15 January 2022

It's The Stories That Matter

During the past couple of days, it's been colder (in NYC) than it's been in, probably, a few years. Today is definitely a tomato-soup-and-grilled-cheese-sandwich kind of day. Now, to all of you dear readers in Minnesota and North Dakota, this might be a beach day (on Lake Superior?  the Red River?).  But you have to remember that those of us in the Big Apple, everything is bigger, brighter, dirtier, hotter, colder, and generally more intense, and everybody is tougher, stronger and smarter, than in any other place in the universe.

Of couse, I jested (Is that a real word?), but only somewhat, with my previous sentence.  But like any true New Yorker, that's what I tell myself.  And the tourist bureau wants you to believe stuff like that so you'll tell yourself that you'll never, ever come here--until you do.  And you meet someone like yours truly.  And someone else like me. (Yes, believe it or not, there such people.)  And another.  And another.  Then you go home and tell your friends that everything in New York is bigger, brighter, dirtier, louder, more intense--and more expensive--but, you know, those New Yorkers are rude and gruff but they have hearts of gold.

My late uncle Joe was that kind of person.  He was born and lived in Brooklyn until he was about 60, when he and my aunt moved upstate. He never lost his straight-out-of-Red Hook  (I bawt a boddle uv alluv earl in da staw on toity-toid and toid*) accent--or his sense of humor and generous spirit.  

I am thinking of him now because of a feature article in a local newspaper of a place I've never seen. Uncle Joe was an avid motorcyclist until he couldn't ride anymore.  I don't recall him riding a bicycle but he talked fondly of the one he rode as an adolescent in the 1950s:  a Schwinn Phantom, in black.  He said the bike always "felt right:"  in spite of its weight, "it moved."  And somehow, he said, the gearing felt just right:  "I felt I could pedal into anything!"

Now, perhaps that last exclamation had more to do with his youthful energy than the bike, or anything else--though, I must say, if his bike was anything like the two black Phantoms I've seen, he probably felt like a real badass when he rode it.  I know, I probably would have, too.




Howard F. Gordon of Lower Burrell, Pennsylvania has one of those bikes.  And, I would guess, another, perhaps in another color.  And other bikes from that period, and earlier--over 100 of them!

From what I read in the article and saw in the accompanying photos, all or most of those bikes are of the balloon-tired "cruiser" variety made by Schwinn, Columbia and many other American companies until the 1960s.  He calls his 1951 Monark "the Cadillac of bikes.

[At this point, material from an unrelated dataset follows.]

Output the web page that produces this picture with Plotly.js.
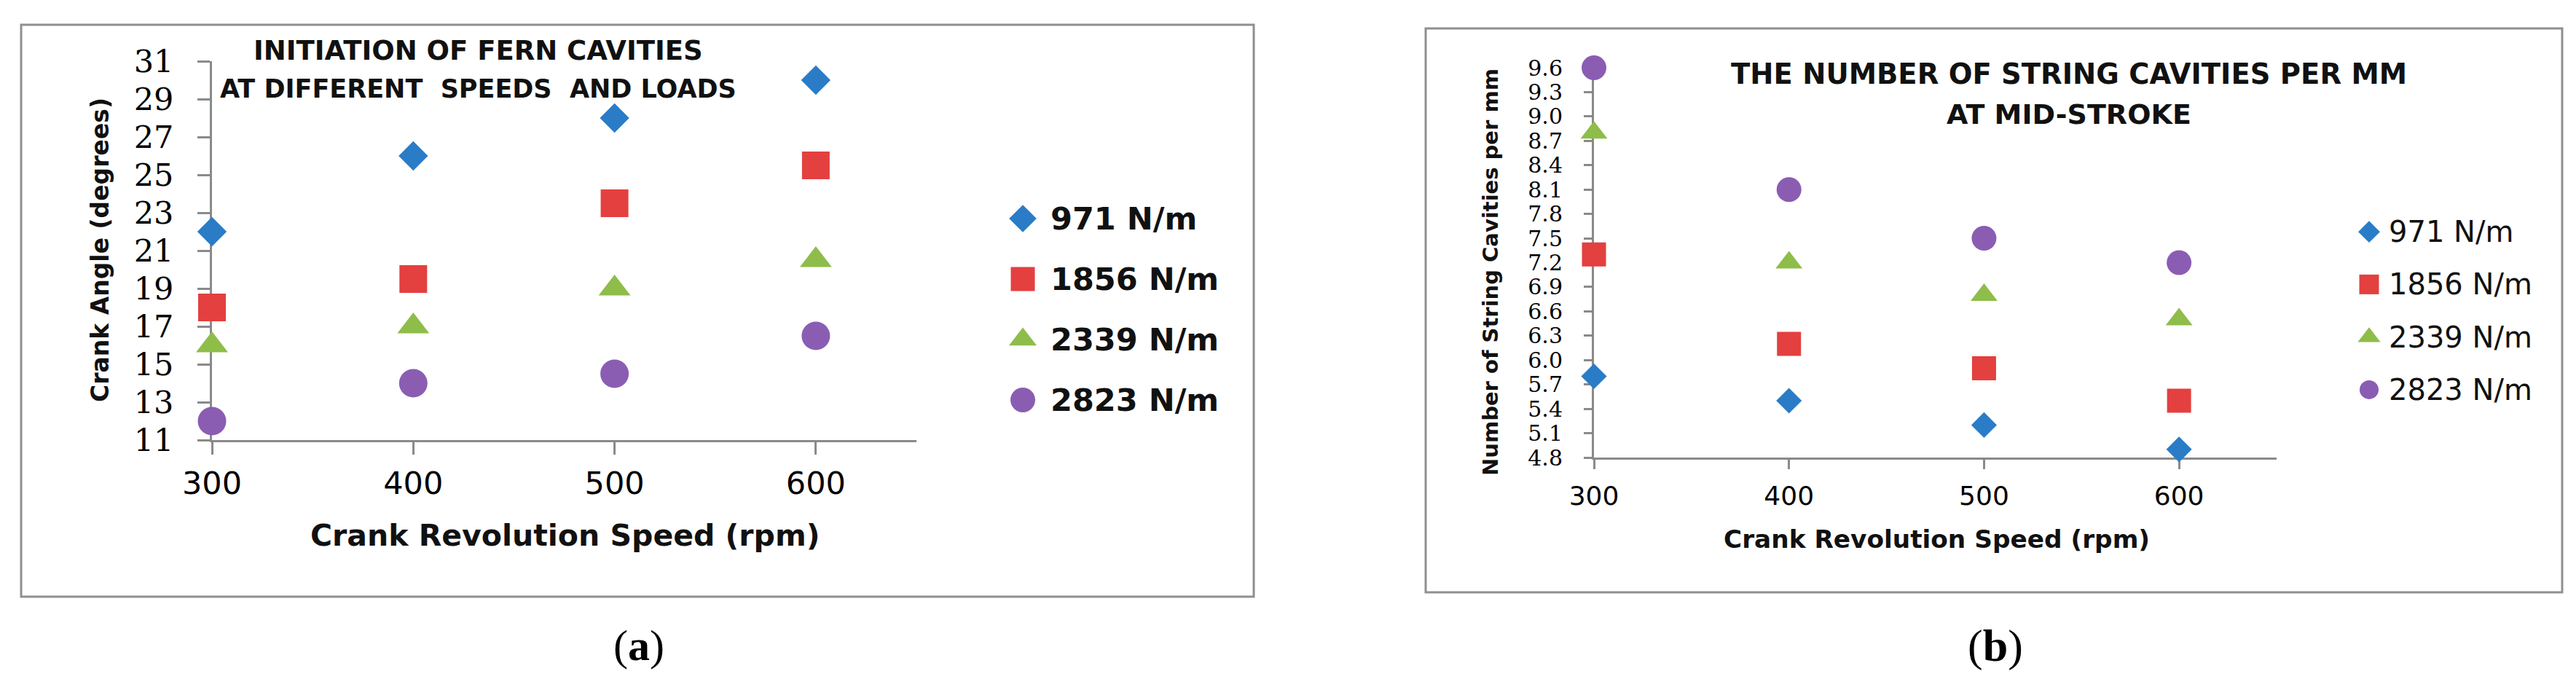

Even though he admits he has "too many" bikes, he's always on the lookout for new treasures, at garage and estate sales.  "There are so many bicycles in garages and attics that are worth money," he explains. Whenever he buys a bike, he disassembles it and cleans every part before reassembling and restoring the bike to something like its original condition.





One of his more interesting observations regards the condition of the bikes he finds.  Generally, he says, girls' bikes are in better condition because they were better cared-for. Boys, he observed, usually rode their bikes into the ground.

That observation is part of what keeps him interested in vintage bikes:  the stories, known or imagined, by them.  "Every one of those bikes had a rider who can tell you something about the adventures they took on it," he explains.  "A bike is a kid's first feeling of freedom."  Sometimes kids pedaled their bikes to places their parents never knew they went. (Can you see me and Uncle Joe winking to each other?)  

In case you were wondering, Gordon rides.  "My wife and I go on riding dates," he relates.  "We stop for ice cream.  We enjoy the nice weather.  It's great exercise."

That sounds like a story behind at least one of his bikes! 

*--Translation: I bought a bottle of olive oil in the store on Thirty-third and Third.